(begin)
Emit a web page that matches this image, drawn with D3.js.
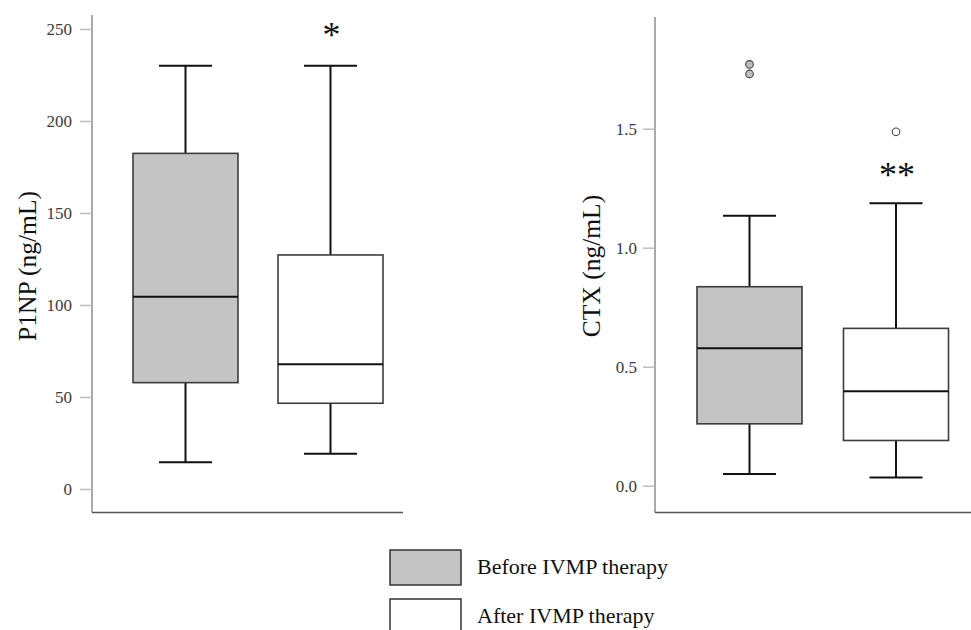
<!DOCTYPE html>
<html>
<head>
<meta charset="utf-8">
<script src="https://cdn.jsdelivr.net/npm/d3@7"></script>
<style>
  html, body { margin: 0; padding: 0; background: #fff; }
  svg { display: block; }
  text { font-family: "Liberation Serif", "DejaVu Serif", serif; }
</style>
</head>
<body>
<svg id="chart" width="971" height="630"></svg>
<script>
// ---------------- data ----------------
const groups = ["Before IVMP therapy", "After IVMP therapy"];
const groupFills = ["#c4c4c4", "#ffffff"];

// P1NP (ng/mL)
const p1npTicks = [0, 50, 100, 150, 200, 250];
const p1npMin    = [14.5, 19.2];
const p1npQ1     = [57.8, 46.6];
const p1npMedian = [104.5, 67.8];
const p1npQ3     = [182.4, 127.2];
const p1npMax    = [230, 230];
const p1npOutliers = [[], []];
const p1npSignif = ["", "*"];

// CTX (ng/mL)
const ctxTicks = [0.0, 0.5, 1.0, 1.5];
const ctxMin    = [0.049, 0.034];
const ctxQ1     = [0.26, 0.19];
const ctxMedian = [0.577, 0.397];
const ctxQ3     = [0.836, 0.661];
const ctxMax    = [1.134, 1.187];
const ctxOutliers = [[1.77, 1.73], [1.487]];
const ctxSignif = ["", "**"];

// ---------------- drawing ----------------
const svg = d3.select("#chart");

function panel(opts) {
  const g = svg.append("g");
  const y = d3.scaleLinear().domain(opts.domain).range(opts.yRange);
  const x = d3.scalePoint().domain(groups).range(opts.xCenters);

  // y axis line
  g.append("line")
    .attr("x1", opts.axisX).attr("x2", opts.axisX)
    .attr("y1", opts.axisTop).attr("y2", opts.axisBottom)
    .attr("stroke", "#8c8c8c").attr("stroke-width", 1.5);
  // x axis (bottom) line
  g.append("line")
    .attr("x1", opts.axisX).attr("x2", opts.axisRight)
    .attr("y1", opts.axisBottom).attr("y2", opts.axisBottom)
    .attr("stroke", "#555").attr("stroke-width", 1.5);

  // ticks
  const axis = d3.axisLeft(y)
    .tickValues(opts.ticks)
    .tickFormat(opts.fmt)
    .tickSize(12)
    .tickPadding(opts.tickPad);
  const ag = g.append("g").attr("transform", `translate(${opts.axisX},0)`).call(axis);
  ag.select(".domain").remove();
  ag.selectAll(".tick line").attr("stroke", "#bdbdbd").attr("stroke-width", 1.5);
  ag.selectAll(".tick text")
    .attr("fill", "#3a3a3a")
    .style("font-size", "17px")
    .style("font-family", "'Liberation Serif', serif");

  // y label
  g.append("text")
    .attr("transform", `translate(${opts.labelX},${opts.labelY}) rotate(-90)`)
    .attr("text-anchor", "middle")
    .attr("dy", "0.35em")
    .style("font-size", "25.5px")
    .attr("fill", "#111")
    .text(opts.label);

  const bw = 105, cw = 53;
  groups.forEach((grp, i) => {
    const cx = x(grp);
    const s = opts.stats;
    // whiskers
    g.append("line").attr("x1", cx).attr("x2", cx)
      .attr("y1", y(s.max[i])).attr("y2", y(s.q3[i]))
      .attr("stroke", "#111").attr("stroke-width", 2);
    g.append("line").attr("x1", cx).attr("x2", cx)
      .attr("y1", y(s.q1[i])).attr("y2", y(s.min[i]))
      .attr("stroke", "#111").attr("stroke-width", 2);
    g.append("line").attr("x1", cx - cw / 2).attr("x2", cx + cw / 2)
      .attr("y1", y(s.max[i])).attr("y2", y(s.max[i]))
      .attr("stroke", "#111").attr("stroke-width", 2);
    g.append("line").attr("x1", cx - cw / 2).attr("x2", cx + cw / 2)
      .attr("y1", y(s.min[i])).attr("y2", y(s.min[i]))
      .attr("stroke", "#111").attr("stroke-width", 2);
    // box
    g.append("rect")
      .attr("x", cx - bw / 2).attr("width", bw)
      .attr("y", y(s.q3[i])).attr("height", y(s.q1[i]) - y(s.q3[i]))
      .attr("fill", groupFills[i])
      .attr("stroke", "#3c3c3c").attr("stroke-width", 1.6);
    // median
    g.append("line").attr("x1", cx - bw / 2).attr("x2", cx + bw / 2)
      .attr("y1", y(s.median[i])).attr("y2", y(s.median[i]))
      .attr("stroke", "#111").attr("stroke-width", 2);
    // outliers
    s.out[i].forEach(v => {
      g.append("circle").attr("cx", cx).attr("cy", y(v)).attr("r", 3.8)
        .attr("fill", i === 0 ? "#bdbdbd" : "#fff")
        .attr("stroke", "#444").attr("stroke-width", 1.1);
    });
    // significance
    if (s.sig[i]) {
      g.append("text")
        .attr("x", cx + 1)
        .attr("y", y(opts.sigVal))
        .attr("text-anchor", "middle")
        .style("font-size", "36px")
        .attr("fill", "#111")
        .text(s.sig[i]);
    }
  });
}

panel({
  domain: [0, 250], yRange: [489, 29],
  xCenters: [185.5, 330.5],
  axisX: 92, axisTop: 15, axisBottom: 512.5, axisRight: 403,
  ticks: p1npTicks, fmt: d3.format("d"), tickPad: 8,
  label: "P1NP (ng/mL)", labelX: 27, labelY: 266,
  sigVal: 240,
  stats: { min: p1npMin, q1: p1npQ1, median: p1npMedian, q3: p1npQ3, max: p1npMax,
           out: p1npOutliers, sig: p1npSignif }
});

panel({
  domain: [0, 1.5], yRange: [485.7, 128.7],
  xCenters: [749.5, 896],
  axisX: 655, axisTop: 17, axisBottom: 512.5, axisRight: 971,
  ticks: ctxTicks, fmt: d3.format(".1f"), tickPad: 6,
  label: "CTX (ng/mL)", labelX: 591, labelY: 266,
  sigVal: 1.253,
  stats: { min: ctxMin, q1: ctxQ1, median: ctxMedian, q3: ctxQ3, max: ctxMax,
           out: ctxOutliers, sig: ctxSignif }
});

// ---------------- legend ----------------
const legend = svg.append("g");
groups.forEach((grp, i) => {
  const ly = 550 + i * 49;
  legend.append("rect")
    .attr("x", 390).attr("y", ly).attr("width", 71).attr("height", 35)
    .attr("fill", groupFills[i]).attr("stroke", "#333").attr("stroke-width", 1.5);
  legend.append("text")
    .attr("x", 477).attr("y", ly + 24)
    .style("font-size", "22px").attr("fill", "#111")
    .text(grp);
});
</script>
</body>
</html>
(end)
→ Written exercise:
Your copy of the data should match it exactly, except that pictures are left out.

→ Exercise response:
Emit a web page that matches this image, drawn with D3.js.
<!DOCTYPE html>
<html>
<head>
<meta charset="utf-8">
<script src="https://cdn.jsdelivr.net/npm/d3@7"></script>
<style>
  html, body { margin: 0; padding: 0; background: #fff; }
  svg { display: block; }
  text { font-family: "Liberation Serif", "DejaVu Serif", serif; }
</style>
</head>
<body>
<svg id="chart" width="971" height="630"></svg>
<script>
// ---------------- data ----------------
const groups = ["Before IVMP therapy", "After IVMP therapy"];
const groupFills = ["#c4c4c4", "#ffffff"];

// P1NP (ng/mL)
const p1npTicks = [0, 50, 100, 150, 200, 250];
const p1npMin    = [14.5, 19.2];
const p1npQ1     = [57.8, 46.6];
const p1npMedian = [104.5, 67.8];
const p1npQ3     = [182.4, 127.2];
const p1npMax    = [230, 230];
const p1npOutliers = [[], []];
const p1npSignif = ["", "*"];

// CTX (ng/mL)
const ctxTicks = [0.0, 0.5, 1.0, 1.5];
const ctxMin    = [0.049, 0.034];
const ctxQ1     = [0.26, 0.19];
const ctxMedian = [0.577, 0.397];
const ctxQ3     = [0.836, 0.661];
const ctxMax    = [1.134, 1.187];
const ctxOutliers = [[1.77, 1.73], [1.487]];
const ctxSignif = ["", "**"];

// ---------------- drawing ----------------
const svg = d3.select("#chart");

function panel(opts) {
  const g = svg.append("g");
  const y = d3.scaleLinear().domain(opts.domain).range(opts.yRange);
  const x = d3.scalePoint().domain(groups).range(opts.xCenters);

  // y axis line
  g.append("line")
    .attr("x1", opts.axisX).attr("x2", opts.axisX)
    .attr("y1", opts.axisTop).attr("y2", opts.axisBottom)
    .attr("stroke", "#8c8c8c").attr("stroke-width", 1.5);
  // x axis (bottom) line
  g.append("line")
    .attr("x1", opts.axisX).attr("x2", opts.axisRight)
    .attr("y1", opts.axisBottom).attr("y2", opts.axisBottom)
    .attr("stroke", "#555").attr("stroke-width", 1.5);

  // ticks
  const axis = d3.axisLeft(y)
    .tickValues(opts.ticks)
    .tickFormat(opts.fmt)
    .tickSize(12)
    .tickPadding(opts.tickPad);
  const ag = g.append("g").attr("transform", `translate(${opts.axisX},0)`).call(axis);
  ag.select(".domain").remove();
  ag.selectAll(".tick line").attr("stroke", "#bdbdbd").attr("stroke-width", 1.5);
  ag.selectAll(".tick text")
    .attr("fill", "#3a3a3a")
    .style("font-size", "17px")
    .style("font-family", "'Liberation Serif', serif");

  // y label
  g.append("text")
    .attr("transform", `translate(${opts.labelX},${opts.labelY}) rotate(-90)`)
    .attr("text-anchor", "middle")
    .attr("dy", "0.35em")
    .style("font-size", "25.5px")
    .attr("fill", "#111")
    .text(opts.label);

  const bw = 105, cw = 53;
  groups.forEach((grp, i) => {
    const cx = x(grp);
    const s = opts.stats;
    // whiskers
    g.append("line").attr("x1", cx).attr("x2", cx)
      .attr("y1", y(s.max[i])).attr("y2", y(s.q3[i]))
      .attr("stroke", "#111").attr("stroke-width", 2);
    g.append("line").attr("x1", cx).attr("x2", cx)
      .attr("y1", y(s.q1[i])).attr("y2", y(s.min[i]))
      .attr("stroke", "#111").attr("stroke-width", 2);
    g.append("line").attr("x1", cx - cw / 2).attr("x2", cx + cw / 2)
      .attr("y1", y(s.max[i])).attr("y2", y(s.max[i]))
      .attr("stroke", "#111").attr("stroke-width", 2);
    g.append("line").attr("x1", cx - cw / 2).attr("x2", cx + cw / 2)
      .attr("y1", y(s.min[i])).attr("y2", y(s.min[i]))
      .attr("stroke", "#111").attr("stroke-width", 2);
    // box
    g.append("rect")
      .attr("x", cx - bw / 2).attr("width", bw)
      .attr("y", y(s.q3[i])).attr("height", y(s.q1[i]) - y(s.q3[i]))
      .attr("fill", groupFills[i])
      .attr("stroke", "#3c3c3c").attr("stroke-width", 1.6);
    // median
    g.append("line").attr("x1", cx - bw / 2).attr("x2", cx + bw / 2)
      .attr("y1", y(s.median[i])).attr("y2", y(s.median[i]))
      .attr("stroke", "#111").attr("stroke-width", 2);
    // outliers
    s.out[i].forEach(v => {
      g.append("circle").attr("cx", cx).attr("cy", y(v)).attr("r", 3.8)
        .attr("fill", i === 0 ? "#bdbdbd" : "#fff")
        .attr("stroke", "#444").attr("stroke-width", 1.1);
    });
    // significance
    if (s.sig[i]) {
      g.append("text")
        .attr("x", cx + 1)
        .attr("y", y(opts.sigVal))
        .attr("text-anchor", "middle")
        .style("font-size", "36px")
        .attr("fill", "#111")
        .text(s.sig[i]);
    }
  });
}

panel({
  domain: [0, 250], yRange: [489, 29],
  xCenters: [185.5, 330.5],
  axisX: 92, axisTop: 15, axisBottom: 512.5, axisRight: 403,
  ticks: p1npTicks, fmt: d3.format("d"), tickPad: 8,
  label: "P1NP (ng/mL)", labelX: 27, labelY: 266,
  sigVal: 240,
  stats: { min: p1npMin, q1: p1npQ1, median: p1npMedian, q3: p1npQ3, max: p1npMax,
           out: p1npOutliers, sig: p1npSignif }
});

panel({
  domain: [0, 1.5], yRange: [485.7, 128.7],
  xCenters: [749.5, 896],
  axisX: 655, axisTop: 17, axisBottom: 512.5, axisRight: 971,
  ticks: ctxTicks, fmt: d3.format(".1f"), tickPad: 6,
  label: "CTX (ng/mL)", labelX: 591, labelY: 266,
  sigVal: 1.253,
  stats: { min: ctxMin, q1: ctxQ1, median: ctxMedian, q3: ctxQ3, max: ctxMax,
           out: ctxOutliers, sig: ctxSignif }
});

// ---------------- legend ----------------
const legend = svg.append("g");
groups.forEach((grp, i) => {
  const ly = 550 + i * 49;
  legend.append("rect")
    .attr("x", 390).attr("y", ly).attr("width", 71).attr("height", 35)
    .attr("fill", groupFills[i]).attr("stroke", "#333").attr("stroke-width", 1.5);
  legend.append("text")
    .attr("x", 477).attr("y", ly + 24)
    .style("font-size", "22px").attr("fill", "#111")
    .text(grp);
});
</script>
</body>
</html>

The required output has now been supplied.